> Request:
Repeat the data word for word. Do not include the pictures.

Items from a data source
┌──

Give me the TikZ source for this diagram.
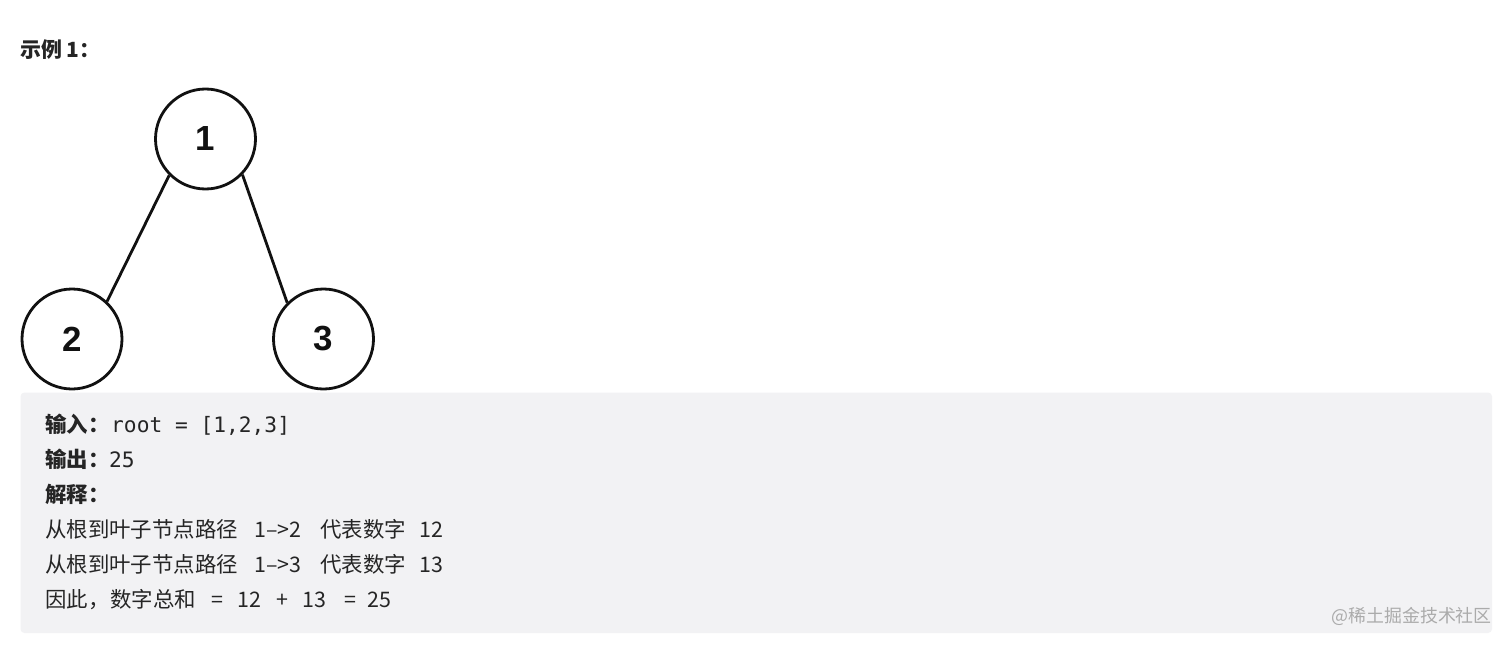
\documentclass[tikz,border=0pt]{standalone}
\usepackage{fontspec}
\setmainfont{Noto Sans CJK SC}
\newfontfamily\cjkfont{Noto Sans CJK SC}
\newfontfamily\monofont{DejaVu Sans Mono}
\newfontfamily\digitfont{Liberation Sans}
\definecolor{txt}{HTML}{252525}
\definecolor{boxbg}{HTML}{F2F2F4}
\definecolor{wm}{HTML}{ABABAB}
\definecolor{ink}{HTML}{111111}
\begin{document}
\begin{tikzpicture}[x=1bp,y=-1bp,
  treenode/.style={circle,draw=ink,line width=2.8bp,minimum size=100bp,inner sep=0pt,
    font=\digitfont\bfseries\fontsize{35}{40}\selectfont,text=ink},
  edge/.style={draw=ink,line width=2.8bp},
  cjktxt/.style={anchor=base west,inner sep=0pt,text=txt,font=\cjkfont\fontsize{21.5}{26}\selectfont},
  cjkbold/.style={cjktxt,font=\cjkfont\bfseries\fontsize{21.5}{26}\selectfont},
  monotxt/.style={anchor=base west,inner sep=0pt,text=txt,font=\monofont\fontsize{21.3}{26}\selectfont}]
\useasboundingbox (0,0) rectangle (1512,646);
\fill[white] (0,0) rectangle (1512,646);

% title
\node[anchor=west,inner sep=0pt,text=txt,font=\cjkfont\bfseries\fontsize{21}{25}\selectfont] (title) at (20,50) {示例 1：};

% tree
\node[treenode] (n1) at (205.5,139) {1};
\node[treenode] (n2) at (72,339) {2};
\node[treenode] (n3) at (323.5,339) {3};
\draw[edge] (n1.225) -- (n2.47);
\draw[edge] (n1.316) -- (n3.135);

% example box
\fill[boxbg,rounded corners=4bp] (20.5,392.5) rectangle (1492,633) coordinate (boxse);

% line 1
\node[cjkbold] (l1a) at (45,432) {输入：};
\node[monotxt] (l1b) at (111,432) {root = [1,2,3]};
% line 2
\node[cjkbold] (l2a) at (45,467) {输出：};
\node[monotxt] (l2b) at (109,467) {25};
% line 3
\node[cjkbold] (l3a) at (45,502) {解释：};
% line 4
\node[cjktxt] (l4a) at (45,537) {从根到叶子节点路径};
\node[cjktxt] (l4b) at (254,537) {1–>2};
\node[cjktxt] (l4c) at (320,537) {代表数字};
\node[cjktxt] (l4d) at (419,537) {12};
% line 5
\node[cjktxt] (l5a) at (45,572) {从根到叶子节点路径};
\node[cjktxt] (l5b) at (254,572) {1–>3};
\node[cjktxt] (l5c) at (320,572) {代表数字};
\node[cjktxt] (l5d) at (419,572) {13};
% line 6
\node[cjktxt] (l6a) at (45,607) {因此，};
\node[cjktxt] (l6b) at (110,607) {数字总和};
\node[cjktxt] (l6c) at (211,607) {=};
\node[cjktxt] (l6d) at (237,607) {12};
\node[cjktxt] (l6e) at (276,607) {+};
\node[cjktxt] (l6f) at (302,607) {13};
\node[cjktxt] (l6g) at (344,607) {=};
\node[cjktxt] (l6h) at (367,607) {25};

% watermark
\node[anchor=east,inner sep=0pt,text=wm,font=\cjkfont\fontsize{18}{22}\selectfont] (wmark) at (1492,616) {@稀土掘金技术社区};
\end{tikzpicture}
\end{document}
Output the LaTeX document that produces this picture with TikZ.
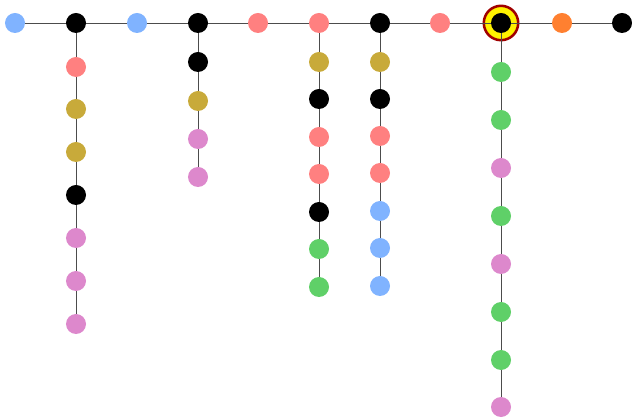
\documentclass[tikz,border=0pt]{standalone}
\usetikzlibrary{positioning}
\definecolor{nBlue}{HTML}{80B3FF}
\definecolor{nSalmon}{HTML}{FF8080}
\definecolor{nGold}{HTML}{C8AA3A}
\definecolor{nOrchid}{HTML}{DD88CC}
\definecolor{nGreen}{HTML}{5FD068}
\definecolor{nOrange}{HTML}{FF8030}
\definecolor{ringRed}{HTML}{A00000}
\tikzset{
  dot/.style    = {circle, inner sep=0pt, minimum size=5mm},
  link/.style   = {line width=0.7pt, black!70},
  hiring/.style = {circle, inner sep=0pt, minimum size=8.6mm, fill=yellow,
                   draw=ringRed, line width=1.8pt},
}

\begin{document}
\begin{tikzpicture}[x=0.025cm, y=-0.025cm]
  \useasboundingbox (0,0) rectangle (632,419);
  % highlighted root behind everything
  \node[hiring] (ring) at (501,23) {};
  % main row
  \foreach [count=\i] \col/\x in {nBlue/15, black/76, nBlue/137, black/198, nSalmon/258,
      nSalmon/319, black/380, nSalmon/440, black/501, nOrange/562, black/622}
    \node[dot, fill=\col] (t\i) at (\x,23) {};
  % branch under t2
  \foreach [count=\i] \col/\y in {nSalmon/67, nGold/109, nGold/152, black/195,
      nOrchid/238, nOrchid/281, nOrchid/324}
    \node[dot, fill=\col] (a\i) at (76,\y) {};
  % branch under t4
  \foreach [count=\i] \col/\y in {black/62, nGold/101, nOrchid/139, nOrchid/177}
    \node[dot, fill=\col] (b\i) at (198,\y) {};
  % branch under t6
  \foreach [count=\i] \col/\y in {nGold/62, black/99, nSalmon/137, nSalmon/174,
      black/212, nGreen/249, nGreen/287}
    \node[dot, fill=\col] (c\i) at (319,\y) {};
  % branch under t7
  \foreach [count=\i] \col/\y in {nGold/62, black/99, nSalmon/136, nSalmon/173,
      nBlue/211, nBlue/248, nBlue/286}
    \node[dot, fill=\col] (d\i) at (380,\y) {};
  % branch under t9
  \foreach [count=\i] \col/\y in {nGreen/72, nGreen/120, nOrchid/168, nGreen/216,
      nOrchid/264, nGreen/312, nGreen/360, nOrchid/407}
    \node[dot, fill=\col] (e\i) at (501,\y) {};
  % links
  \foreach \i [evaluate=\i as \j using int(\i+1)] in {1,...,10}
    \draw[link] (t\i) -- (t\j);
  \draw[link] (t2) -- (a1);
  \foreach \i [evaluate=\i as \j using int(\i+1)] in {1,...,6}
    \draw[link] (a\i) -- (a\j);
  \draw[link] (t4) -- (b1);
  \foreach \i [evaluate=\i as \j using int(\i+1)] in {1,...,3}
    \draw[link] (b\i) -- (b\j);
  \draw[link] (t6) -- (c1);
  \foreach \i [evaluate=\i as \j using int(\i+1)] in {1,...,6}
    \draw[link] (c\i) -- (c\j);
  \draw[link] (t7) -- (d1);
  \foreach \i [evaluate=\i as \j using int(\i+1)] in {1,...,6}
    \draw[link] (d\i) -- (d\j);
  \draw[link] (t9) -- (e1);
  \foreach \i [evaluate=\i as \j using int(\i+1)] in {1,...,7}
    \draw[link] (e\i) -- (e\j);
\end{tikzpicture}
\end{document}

└──

> Task result:
Give me the TikZ source for this diagram.
\documentclass[tikz,border=0pt]{standalone}
\usepackage{fontspec}
\setmainfont{Noto Sans CJK SC}
\newfontfamily\cjkfont{Noto Sans CJK SC}
\newfontfamily\monofont{DejaVu Sans Mono}
\newfontfamily\digitfont{Liberation Sans}
\definecolor{txt}{HTML}{252525}
\definecolor{boxbg}{HTML}{F2F2F4}
\definecolor{wm}{HTML}{ABABAB}
\definecolor{ink}{HTML}{111111}
\begin{document}
\begin{tikzpicture}[x=1bp,y=-1bp,
  treenode/.style={circle,draw=ink,line width=2.8bp,minimum size=100bp,inner sep=0pt,
    font=\digitfont\bfseries\fontsize{35}{40}\selectfont,text=ink},
  edge/.style={draw=ink,line width=2.8bp},
  cjktxt/.style={anchor=base west,inner sep=0pt,text=txt,font=\cjkfont\fontsize{21.5}{26}\selectfont},
  cjkbold/.style={cjktxt,font=\cjkfont\bfseries\fontsize{21.5}{26}\selectfont},
  monotxt/.style={anchor=base west,inner sep=0pt,text=txt,font=\monofont\fontsize{21.3}{26}\selectfont}]
\useasboundingbox (0,0) rectangle (1512,646);
\fill[white] (0,0) rectangle (1512,646);

% title
\node[anchor=west,inner sep=0pt,text=txt,font=\cjkfont\bfseries\fontsize{21}{25}\selectfont] (title) at (20,50) {示例 1：};

% tree
\node[treenode] (n1) at (205.5,139) {1};
\node[treenode] (n2) at (72,339) {2};
\node[treenode] (n3) at (323.5,339) {3};
\draw[edge] (n1.225) -- (n2.47);
\draw[edge] (n1.316) -- (n3.135);

% example box
\fill[boxbg,rounded corners=4bp] (20.5,392.5) rectangle (1492,633) coordinate (boxse);

% line 1
\node[cjkbold] (l1a) at (45,432) {输入：};
\node[monotxt] (l1b) at (111,432) {root = [1,2,3]};
% line 2
\node[cjkbold] (l2a) at (45,467) {输出：};
\node[monotxt] (l2b) at (109,467) {25};
% line 3
\node[cjkbold] (l3a) at (45,502) {解释：};
% line 4
\node[cjktxt] (l4a) at (45,537) {从根到叶子节点路径};
\node[cjktxt] (l4b) at (254,537) {1–>2};
\node[cjktxt] (l4c) at (320,537) {代表数字};
\node[cjktxt] (l4d) at (419,537) {12};
% line 5
\node[cjktxt] (l5a) at (45,572) {从根到叶子节点路径};
\node[cjktxt] (l5b) at (254,572) {1–>3};
\node[cjktxt] (l5c) at (320,572) {代表数字};
\node[cjktxt] (l5d) at (419,572) {13};
% line 6
\node[cjktxt] (l6a) at (45,607) {因此，};
\node[cjktxt] (l6b) at (110,607) {数字总和};
\node[cjktxt] (l6c) at (211,607) {=};
\node[cjktxt] (l6d) at (237,607) {12};
\node[cjktxt] (l6e) at (276,607) {+};
\node[cjktxt] (l6f) at (302,607) {13};
\node[cjktxt] (l6g) at (344,607) {=};
\node[cjktxt] (l6h) at (367,607) {25};

% watermark
\node[anchor=east,inner sep=0pt,text=wm,font=\cjkfont\fontsize{18}{22}\selectfont] (wmark) at (1492,616) {@稀土掘金技术社区};
\end{tikzpicture}
\end{document}
Output the LaTeX document that produces this picture with TikZ.
\documentclass[tikz,border=0pt]{standalone}
\usetikzlibrary{positioning}
\definecolor{nBlue}{HTML}{80B3FF}
\definecolor{nSalmon}{HTML}{FF8080}
\definecolor{nGold}{HTML}{C8AA3A}
\definecolor{nOrchid}{HTML}{DD88CC}
\definecolor{nGreen}{HTML}{5FD068}
\definecolor{nOrange}{HTML}{FF8030}
\definecolor{ringRed}{HTML}{A00000}
\tikzset{
  dot/.style    = {circle, inner sep=0pt, minimum size=5mm},
  link/.style   = {line width=0.7pt, black!70},
  hiring/.style = {circle, inner sep=0pt, minimum size=8.6mm, fill=yellow,
                   draw=ringRed, line width=1.8pt},
}

\begin{document}
\begin{tikzpicture}[x=0.025cm, y=-0.025cm]
  \useasboundingbox (0,0) rectangle (632,419);
  % highlighted root behind everything
  \node[hiring] (ring) at (501,23) {};
  % main row
  \foreach [count=\i] \col/\x in {nBlue/15, black/76, nBlue/137, black/198, nSalmon/258,
      nSalmon/319, black/380, nSalmon/440, black/501, nOrange/562, black/622}
    \node[dot, fill=\col] (t\i) at (\x,23) {};
  % branch under t2
  \foreach [count=\i] \col/\y in {nSalmon/67, nGold/109, nGold/152, black/195,
      nOrchid/238, nOrchid/281, nOrchid/324}
    \node[dot, fill=\col] (a\i) at (76,\y) {};
  % branch under t4
  \foreach [count=\i] \col/\y in {black/62, nGold/101, nOrchid/139, nOrchid/177}
    \node[dot, fill=\col] (b\i) at (198,\y) {};
  % branch under t6
  \foreach [count=\i] \col/\y in {nGold/62, black/99, nSalmon/137, nSalmon/174,
      black/212, nGreen/249, nGreen/287}
    \node[dot, fill=\col] (c\i) at (319,\y) {};
  % branch under t7
  \foreach [count=\i] \col/\y in {nGold/62, black/99, nSalmon/136, nSalmon/173,
      nBlue/211, nBlue/248, nBlue/286}
    \node[dot, fill=\col] (d\i) at (380,\y) {};
  % branch under t9
  \foreach [count=\i] \col/\y in {nGreen/72, nGreen/120, nOrchid/168, nGreen/216,
      nOrchid/264, nGreen/312, nGreen/360, nOrchid/407}
    \node[dot, fill=\col] (e\i) at (501,\y) {};
  % links
  \foreach \i [evaluate=\i as \j using int(\i+1)] in {1,...,10}
    \draw[link] (t\i) -- (t\j);
  \draw[link] (t2) -- (a1);
  \foreach \i [evaluate=\i as \j using int(\i+1)] in {1,...,6}
    \draw[link] (a\i) -- (a\j);
  \draw[link] (t4) -- (b1);
  \foreach \i [evaluate=\i as \j using int(\i+1)] in {1,...,3}
    \draw[link] (b\i) -- (b\j);
  \draw[link] (t6) -- (c1);
  \foreach \i [evaluate=\i as \j using int(\i+1)] in {1,...,6}
    \draw[link] (c\i) -- (c\j);
  \draw[link] (t7) -- (d1);
  \foreach \i [evaluate=\i as \j using int(\i+1)] in {1,...,6}
    \draw[link] (d\i) -- (d\j);
  \draw[link] (t9) -- (e1);
  \foreach \i [evaluate=\i as \j using int(\i+1)] in {1,...,7}
    \draw[link] (e\i) -- (e\j);
\end{tikzpicture}
\end{document}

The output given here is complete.